Fed officials say they are going at a slow enough pace to avert major risks in the markets — and that their clear communication of the plan should also help. But others said it is far from clear whether issues might pop up, because the situation is unprecedented.
"I think there is ample opportunity for there to be hiccups," Baird investment strategist William Delwiche said. "I wouldn't say that I'm expecting there to be a problem, but … I think there is certainly a chance that it's not necessarily going to be smooth sailing."
The reductions mark a rollback of the quantitative easing, or QE, program in which the Fed bought up Treasurys and mortgage-backed securities in an effort to bring down long-term interest rates and encourage borrowing. The Fed has begun trimming up to $10 billion a month, and the cap for those reductions will rise to $20 billion next month and will keep going up until reaching a $50 billion monthly limit in October 2018.
Peter Boockvar, chief market analyst at The Lindsey Group, said the yearslong easing of monetary policy drove up the values of stocks and a wide range of other overvalued assets. And now, he said, the Fed is "taking away the punch bowl."

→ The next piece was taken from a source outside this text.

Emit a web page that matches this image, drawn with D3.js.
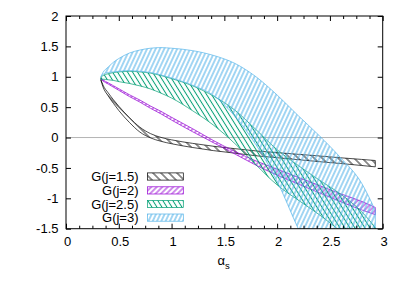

"I think it's a very big deal," he said. "I think markets are way too complacent about the impact. I think they forget how excited they got when we had QE infinity."
Next year, as the Fed's monthly reductions start going up, the Fed will let up to $420 billion roll off its balance sheet.
How far the Fed will go has not been decided, though its balance sheet will almost certainly end up higher than the roughly $870 billion it had in August 2007, before the recession started. Fed chair nominee Jerome Powell said at his confirmation hearing that the amount may end up at $2.5 trillion to $3 trillion, telling senators that it "will be no larger" than needed.
Delwiche said that is likely appropriate, given that the Fed's balance sheet before the recession was not large compared to the overall U.S. economy.
The Fed is so far leading the way among major central banks in tightening monetary policy. The European Central Bank will begin halving its asset purchases in January, while the Bank of Japan is showing little sign of stopping its stimulus, and its balance sheet is approaching the size of the country's GDP.
But the Fed will not be highlighting its reductions much in the coming months. The program, for example, was not mentioned in the latest statement from the Federal Open Market Committee. Fed Chair Janet Yellen said at her Dec. 13 news conference that that is because it is not the Fed's primary way of conducting monetary policy.
Kathy Jones, chief fixed income strategist at Charles Schwab, said the Fed's monthly caps on reductions should make it a "smooth" process.
Still, she cautioned that markets have not fully priced in the effects of the Fed's tightening — both the balance sheet roll-off and increases in short-term rates — likely pushing up yields for 10-year Treasurys in the coming months.
"I think the biggest question is: Is the market really prepared for this kind of tightening?" she said. "We haven't really done it this way before."